WHAT YOU WILL DO: Every record must appear in your copy exactly as written, with no pictures.

EXTRACTED ENTRIES:
--

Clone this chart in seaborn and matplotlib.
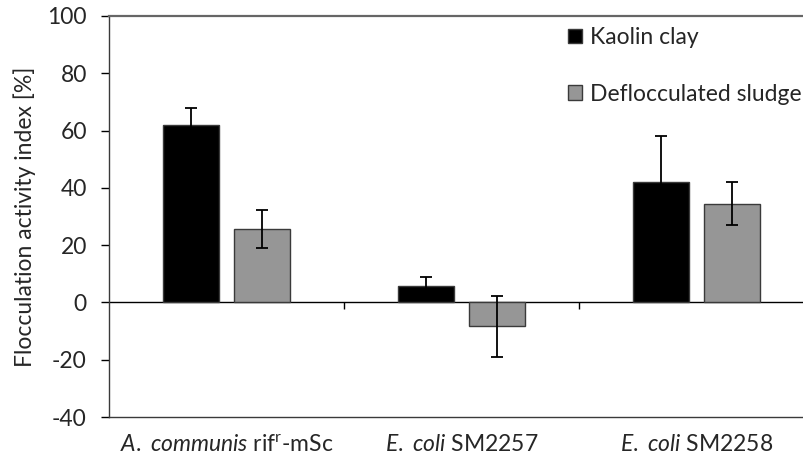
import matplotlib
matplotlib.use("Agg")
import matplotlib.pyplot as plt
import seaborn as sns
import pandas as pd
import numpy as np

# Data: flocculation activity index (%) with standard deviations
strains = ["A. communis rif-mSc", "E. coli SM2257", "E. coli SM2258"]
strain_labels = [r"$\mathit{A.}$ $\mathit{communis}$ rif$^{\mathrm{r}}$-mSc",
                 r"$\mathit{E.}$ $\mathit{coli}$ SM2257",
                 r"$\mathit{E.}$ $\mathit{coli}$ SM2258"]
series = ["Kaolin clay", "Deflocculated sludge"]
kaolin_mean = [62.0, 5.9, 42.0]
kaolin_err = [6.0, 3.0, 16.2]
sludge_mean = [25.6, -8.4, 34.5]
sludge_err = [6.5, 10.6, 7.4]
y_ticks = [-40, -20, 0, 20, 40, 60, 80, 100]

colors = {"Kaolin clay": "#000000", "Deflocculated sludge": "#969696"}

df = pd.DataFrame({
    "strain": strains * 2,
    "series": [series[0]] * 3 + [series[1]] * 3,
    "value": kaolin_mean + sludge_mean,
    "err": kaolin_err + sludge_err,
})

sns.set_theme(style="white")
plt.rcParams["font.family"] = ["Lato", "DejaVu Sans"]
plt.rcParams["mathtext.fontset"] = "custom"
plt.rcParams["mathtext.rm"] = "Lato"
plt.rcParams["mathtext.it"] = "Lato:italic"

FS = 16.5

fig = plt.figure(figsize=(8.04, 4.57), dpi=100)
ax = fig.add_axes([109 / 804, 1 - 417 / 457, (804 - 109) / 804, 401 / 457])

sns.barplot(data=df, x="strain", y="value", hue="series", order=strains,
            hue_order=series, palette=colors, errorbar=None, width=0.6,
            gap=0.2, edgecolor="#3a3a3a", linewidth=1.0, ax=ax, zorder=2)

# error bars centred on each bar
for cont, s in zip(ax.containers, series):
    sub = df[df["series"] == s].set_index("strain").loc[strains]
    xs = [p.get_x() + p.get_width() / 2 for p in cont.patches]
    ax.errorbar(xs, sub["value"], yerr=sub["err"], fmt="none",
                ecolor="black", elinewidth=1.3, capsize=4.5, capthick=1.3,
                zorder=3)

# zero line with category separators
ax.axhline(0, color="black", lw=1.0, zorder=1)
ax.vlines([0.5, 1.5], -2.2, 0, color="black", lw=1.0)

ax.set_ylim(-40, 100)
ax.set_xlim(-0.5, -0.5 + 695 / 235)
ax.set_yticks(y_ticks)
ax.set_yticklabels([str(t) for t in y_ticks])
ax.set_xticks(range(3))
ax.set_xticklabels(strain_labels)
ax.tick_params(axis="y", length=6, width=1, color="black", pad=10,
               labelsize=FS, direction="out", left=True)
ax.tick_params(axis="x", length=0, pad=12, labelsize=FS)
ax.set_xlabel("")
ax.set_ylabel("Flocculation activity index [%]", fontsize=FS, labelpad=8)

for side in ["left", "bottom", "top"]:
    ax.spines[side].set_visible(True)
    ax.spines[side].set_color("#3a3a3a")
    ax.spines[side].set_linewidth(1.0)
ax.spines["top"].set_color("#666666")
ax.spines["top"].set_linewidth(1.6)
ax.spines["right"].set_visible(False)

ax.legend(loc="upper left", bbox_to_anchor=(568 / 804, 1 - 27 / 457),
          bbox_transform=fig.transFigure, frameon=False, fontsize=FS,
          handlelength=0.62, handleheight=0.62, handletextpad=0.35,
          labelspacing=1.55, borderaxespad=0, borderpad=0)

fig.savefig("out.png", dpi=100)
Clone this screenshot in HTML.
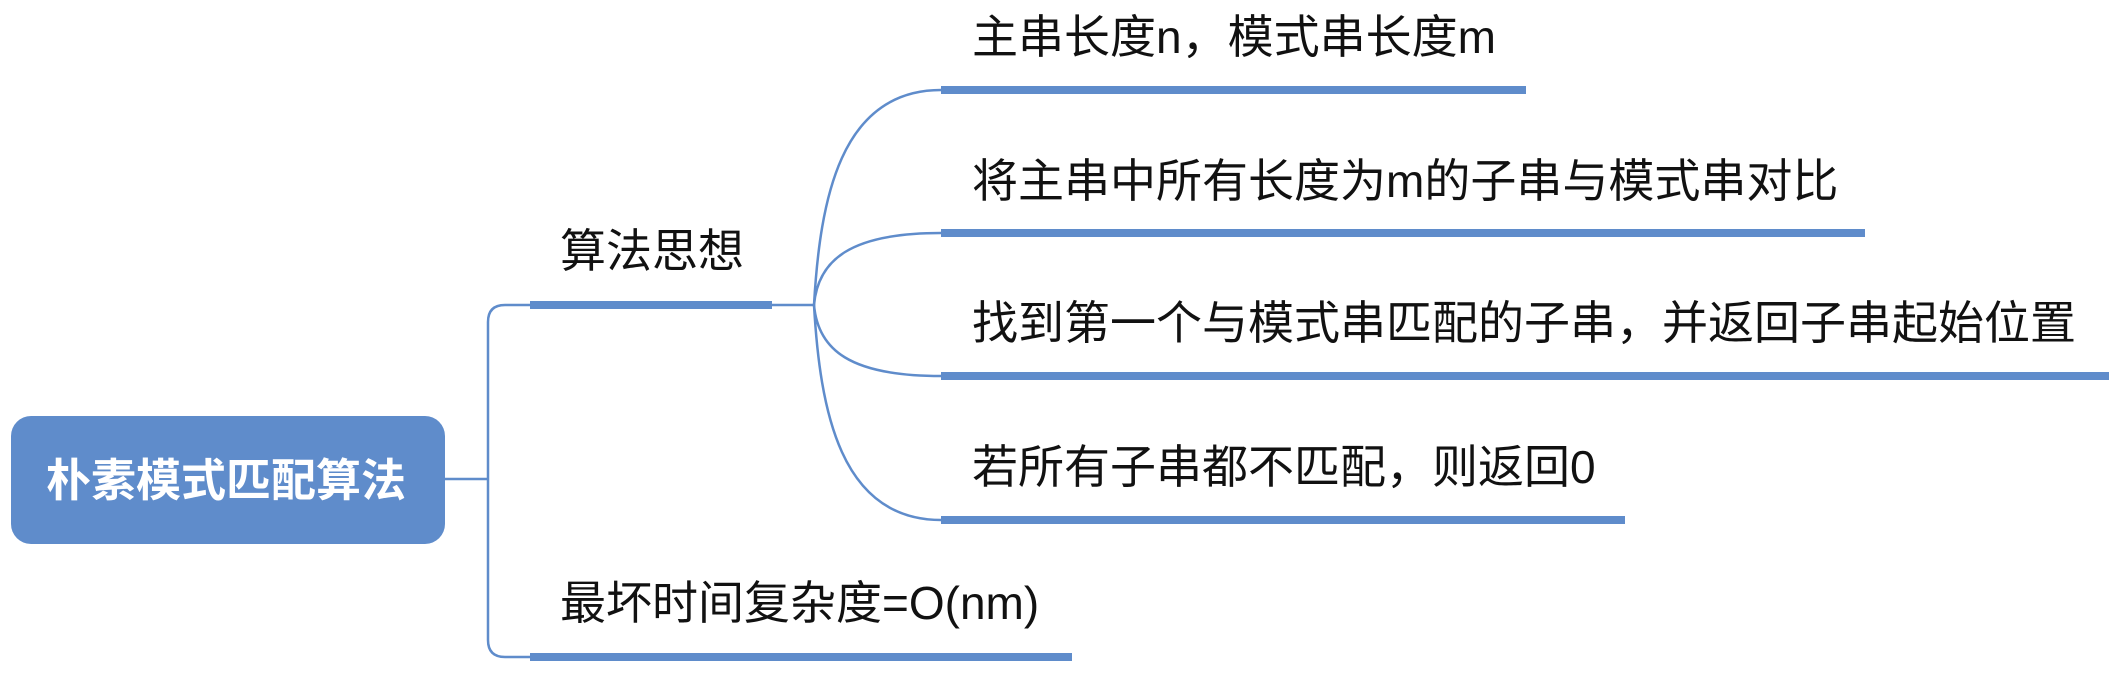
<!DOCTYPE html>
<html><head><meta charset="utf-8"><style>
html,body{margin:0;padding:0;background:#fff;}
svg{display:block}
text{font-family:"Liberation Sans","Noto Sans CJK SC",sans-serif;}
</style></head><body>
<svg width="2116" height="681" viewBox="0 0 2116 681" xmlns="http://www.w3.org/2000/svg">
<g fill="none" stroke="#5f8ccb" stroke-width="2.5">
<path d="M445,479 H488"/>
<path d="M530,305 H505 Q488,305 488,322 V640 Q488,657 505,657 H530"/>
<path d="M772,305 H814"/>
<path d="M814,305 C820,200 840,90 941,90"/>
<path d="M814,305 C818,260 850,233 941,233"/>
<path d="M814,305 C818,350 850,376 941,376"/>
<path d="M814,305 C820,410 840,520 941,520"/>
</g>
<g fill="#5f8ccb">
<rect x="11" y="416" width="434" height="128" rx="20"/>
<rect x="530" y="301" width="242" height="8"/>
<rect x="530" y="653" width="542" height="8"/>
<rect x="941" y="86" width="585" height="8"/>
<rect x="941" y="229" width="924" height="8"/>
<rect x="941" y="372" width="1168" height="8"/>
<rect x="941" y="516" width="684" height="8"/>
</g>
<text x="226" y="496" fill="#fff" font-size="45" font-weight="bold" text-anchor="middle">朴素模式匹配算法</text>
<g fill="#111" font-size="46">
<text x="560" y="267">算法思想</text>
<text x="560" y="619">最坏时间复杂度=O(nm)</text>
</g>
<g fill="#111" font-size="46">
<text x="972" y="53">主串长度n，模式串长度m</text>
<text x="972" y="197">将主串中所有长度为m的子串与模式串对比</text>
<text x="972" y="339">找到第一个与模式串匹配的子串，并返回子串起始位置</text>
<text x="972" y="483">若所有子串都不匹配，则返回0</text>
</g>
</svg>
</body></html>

--

OUTPUT OF THE EXERCISE:
Clone this chart in seaborn and matplotlib.
import matplotlib
matplotlib.use("Agg")
import matplotlib.pyplot as plt
import seaborn as sns
import pandas as pd
import numpy as np

# Data: flocculation activity index (%) with standard deviations
strains = ["A. communis rif-mSc", "E. coli SM2257", "E. coli SM2258"]
strain_labels = [r"$\mathit{A.}$ $\mathit{communis}$ rif$^{\mathrm{r}}$-mSc",
                 r"$\mathit{E.}$ $\mathit{coli}$ SM2257",
                 r"$\mathit{E.}$ $\mathit{coli}$ SM2258"]
series = ["Kaolin clay", "Deflocculated sludge"]
kaolin_mean = [62.0, 5.9, 42.0]
kaolin_err = [6.0, 3.0, 16.2]
sludge_mean = [25.6, -8.4, 34.5]
sludge_err = [6.5, 10.6, 7.4]
y_ticks = [-40, -20, 0, 20, 40, 60, 80, 100]

colors = {"Kaolin clay": "#000000", "Deflocculated sludge": "#969696"}

df = pd.DataFrame({
    "strain": strains * 2,
    "series": [series[0]] * 3 + [series[1]] * 3,
    "value": kaolin_mean + sludge_mean,
    "err": kaolin_err + sludge_err,
})

sns.set_theme(style="white")
plt.rcParams["font.family"] = ["Lato", "DejaVu Sans"]
plt.rcParams["mathtext.fontset"] = "custom"
plt.rcParams["mathtext.rm"] = "Lato"
plt.rcParams["mathtext.it"] = "Lato:italic"

FS = 16.5

fig = plt.figure(figsize=(8.04, 4.57), dpi=100)
ax = fig.add_axes([109 / 804, 1 - 417 / 457, (804 - 109) / 804, 401 / 457])

sns.barplot(data=df, x="strain", y="value", hue="series", order=strains,
            hue_order=series, palette=colors, errorbar=None, width=0.6,
            gap=0.2, edgecolor="#3a3a3a", linewidth=1.0, ax=ax, zorder=2)

# error bars centred on each bar
for cont, s in zip(ax.containers, series):
    sub = df[df["series"] == s].set_index("strain").loc[strains]
    xs = [p.get_x() + p.get_width() / 2 for p in cont.patches]
    ax.errorbar(xs, sub["value"], yerr=sub["err"], fmt="none",
                ecolor="black", elinewidth=1.3, capsize=4.5, capthick=1.3,
                zorder=3)

# zero line with category separators
ax.axhline(0, color="black", lw=1.0, zorder=1)
ax.vlines([0.5, 1.5], -2.2, 0, color="black", lw=1.0)

ax.set_ylim(-40, 100)
ax.set_xlim(-0.5, -0.5 + 695 / 235)
ax.set_yticks(y_ticks)
ax.set_yticklabels([str(t) for t in y_ticks])
ax.set_xticks(range(3))
ax.set_xticklabels(strain_labels)
ax.tick_params(axis="y", length=6, width=1, color="black", pad=10,
               labelsize=FS, direction="out", left=True)
ax.tick_params(axis="x", length=0, pad=12, labelsize=FS)
ax.set_xlabel("")
ax.set_ylabel("Flocculation activity index [%]", fontsize=FS, labelpad=8)

for side in ["left", "bottom", "top"]:
    ax.spines[side].set_visible(True)
    ax.spines[side].set_color("#3a3a3a")
    ax.spines[side].set_linewidth(1.0)
ax.spines["top"].set_color("#666666")
ax.spines["top"].set_linewidth(1.6)
ax.spines["right"].set_visible(False)

ax.legend(loc="upper left", bbox_to_anchor=(568 / 804, 1 - 27 / 457),
          bbox_transform=fig.transFigure, frameon=False, fontsize=FS,
          handlelength=0.62, handleheight=0.62, handletextpad=0.35,
          labelspacing=1.55, borderaxespad=0, borderpad=0)

fig.savefig("out.png", dpi=100)
Clone this screenshot in HTML.
<!DOCTYPE html>
<html><head><meta charset="utf-8"><style>
html,body{margin:0;padding:0;background:#fff;}
svg{display:block}
text{font-family:"Liberation Sans","Noto Sans CJK SC",sans-serif;}
</style></head><body>
<svg width="2116" height="681" viewBox="0 0 2116 681" xmlns="http://www.w3.org/2000/svg">
<g fill="none" stroke="#5f8ccb" stroke-width="2.5">
<path d="M445,479 H488"/>
<path d="M530,305 H505 Q488,305 488,322 V640 Q488,657 505,657 H530"/>
<path d="M772,305 H814"/>
<path d="M814,305 C820,200 840,90 941,90"/>
<path d="M814,305 C818,260 850,233 941,233"/>
<path d="M814,305 C818,350 850,376 941,376"/>
<path d="M814,305 C820,410 840,520 941,520"/>
</g>
<g fill="#5f8ccb">
<rect x="11" y="416" width="434" height="128" rx="20"/>
<rect x="530" y="301" width="242" height="8"/>
<rect x="530" y="653" width="542" height="8"/>
<rect x="941" y="86" width="585" height="8"/>
<rect x="941" y="229" width="924" height="8"/>
<rect x="941" y="372" width="1168" height="8"/>
<rect x="941" y="516" width="684" height="8"/>
</g>
<text x="226" y="496" fill="#fff" font-size="45" font-weight="bold" text-anchor="middle">朴素模式匹配算法</text>
<g fill="#111" font-size="46">
<text x="560" y="267">算法思想</text>
<text x="560" y="619">最坏时间复杂度=O(nm)</text>
</g>
<g fill="#111" font-size="46">
<text x="972" y="53">主串长度n，模式串长度m</text>
<text x="972" y="197">将主串中所有长度为m的子串与模式串对比</text>
<text x="972" y="339">找到第一个与模式串匹配的子串，并返回子串起始位置</text>
<text x="972" y="483">若所有子串都不匹配，则返回0</text>
</g>
</svg>
</body></html>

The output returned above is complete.